Is It an Airship or Only Acute Indigestion?

Los Angeles Wants a Share of the Wonder—Many Think They Saw It Last Night.

That apparition overhead May be an airship, but we doubt it. How can we know until we've read The Sunday sermons preached about it? —News Letter.

Sober-minded citizens do not, as a rule, indulge in star-gazing to any great extent, and consequently, the wonders of the heavens are to many of them a sealed book. But the airship contagion has struck the town, and there are many who will not rest comfortably until they are satisfied that they have had a glimpse of the latest sensation. Accordingly, even in Los Angeles, there is danger of the "airship neck" being contracted.

Fuel was added to the fire of expectancy on Friday night by a well-known newspaper man, who, in the intervals of endeavoring to prick holes in Snyder's spelling, sprung upon an innocent representative of the Associated Press a thrilling story of the airship having been sighted that evening in the neighborhood of Westlake park; its peculiar construction was described with vivid details, and the newspaper man proceeded to draw on his imagination and the credulity of his colleague by recounting how the airship had come to grief on a neighboring hill, but that its owner had got off with only a sprained ankle. The aforesaid scribe may have had a touch of Scotch second sight or something stronger, and after all may have been only foretelling the collision on the Pasadena electric road yesterday afternoon.

Nevertheless, the fable took flight, and sensational expectancy has lent strength to its wings.

Last night rumors of an airship filled the air—to the sober-minded observers with more effect than did the airship.

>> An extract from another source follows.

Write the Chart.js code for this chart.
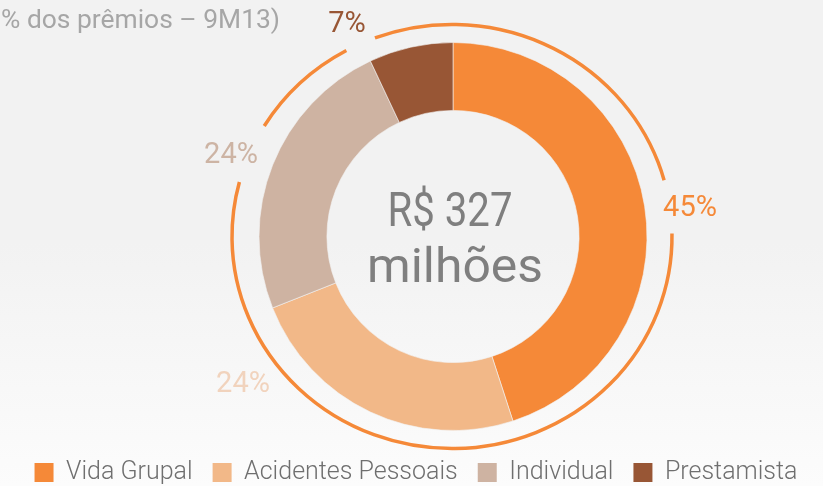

A telephone message was received at the California club yesterday afternoon stating that the airship had been seen floating over Baldwin's ranch. E. J. Baldwin returned to San Francisco from a three months' eastern trip on Saturday, and the Misses Ashley are living in the neighborhood of Pasadena.

A crowd of about a hundred men, women, and children gathered at the corner of Spring and Temple streets last night, and some of them declared that they had seen the airship.

The excitement increased until an astronomical-looking individual chanced by and was overheard to remark:

"It is amusing to see these groups of people gazing at the planet Venus and thinking from its great size and brilliancy it must be an airship or some other human production."

By the aid of a very powerful telescope, one citizen declared that he saw Julius H. Martin, the Republican candidate for mayor, attached to the tail of the airship, anxious to escape from terra firma, which was growing all too hot for him with the Parkhurst push on one side and the saloon men on the other, making life a burden to him.

But perhaps all this excitement and imagination may be due to too lavish indulgence in turkey last Thursday.

ANOTHER ACCOUNT

Edward L. Hutchison contributes the following observations on the phenomenon:

One of the queerest and plainest of commentaries on the need of "popular science" ever seen in this city was the general interest in the "airship" manifested by the public last night. Most of the people on the streets in the early evening had heard rumors concerning a flying ship supposed to be sailing around in this section. Someone who had not before noticed that the planet Venus was at its brightest stage started the report that that planet was the flying ship in rapid motion toward the city. Then the crowd watched Venus and was certain that the motion thereof could be seen with the naked eye, flying rapidly out of the west.

An hour later, most of the crowd had been at supper and had reappeared on the street. Venus had disappeared in the west, and the "red planet," Mars, had appeared high in the eastern sky. Some observant genius reported that the "airship" had passed over the city and was rapidly receding into the lofty eastern sky.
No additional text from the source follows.